Plant layout: This is first a "work activity." It is the process of determining what Area you have for a Plant, the equipment or units you need to fit into the Area and the exact relationship these items must have relative to each other. In the past it has been done with manual sketches, paper cut-outs and small scale block models. Today it can be done in "Model Space" by moving around circles, rectangles and squares, as long as you keep it simple. Remember, this is an activity, it is not a deliverable. You can call it the Plant Layout, but it is still not the deliverable.

Plot Plan: (aka: General Arrangement drawing or GA): This is a "deliverable." After the overall plant layout or unit layout has reached a point where the actual equipment number, sizes and shapes are known the "Model Space" version of the plant layout can be up-dated and formalized. It would then be moved to "Paper Space", a Title Block added and the formal Plot Plan produced. This document now goes to various people for review and approval including the Client. Because of the timing, the scale and the purpose of this Plot Plan document it would not and should not have any coordinates or dimensions on it to locate equipment or facilities.

Location Control Plan (LCP): This document is a limited internal deliverable tool that would not and should not be issued to the job site. This is the more detailed step to fixing the location of each piece of equipment in to its final location. This final location will be based on the purpose, function size of that piece of equipment along with the piping layout, operation space and the maintenance space. In addition to this there are the space requirements for any related electrical equipment and instrumentation requirements. The final location of each piece of equipment is also affected by the foundation design, and the foundation design is impacted by the type and stability of the soil at the site. The final location of a piece of equipment should only be conveyed to the field by the document (maybe called Foundation Location Plan) from the Structural department.

Piping Layout: This is first an activity (or a process) and then a product. A piping designer does piping layout. This is the process of defining the piece of equipment, the maintenance spaces and the related electrical needs. Then routes the piping to accomplish the process function of the piece of equipment then add the space requirements for operation and you have a piping layout. The final location of any piece of equipment is impacted by the piping layout. This final location is added to the "GA" (or LCP) which is then routed to the structural group. As you can see there is a normal understood cycle and recycle between the piping group with the piping layouts, the "GA's" and the structural group and their "Foundation Location Plan".

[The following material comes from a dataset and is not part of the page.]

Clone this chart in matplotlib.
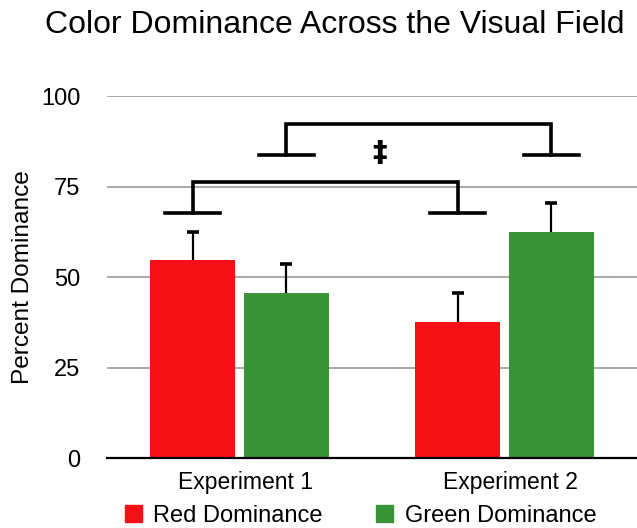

Piping Plans (& Sections): These are the most detailed drawings created by the Piping Engineering and Design effort. They may be created via 2D CAD or be extracted from a 3D model. The level of detail is very specific. The equipment is shown in rough outline but with Equipment Number, key centerline coordinates all the nozzles. The nozzles are all shown in detail and in exact location and identification. Piping is also shown in detail with enough information to draw or check Isometrics.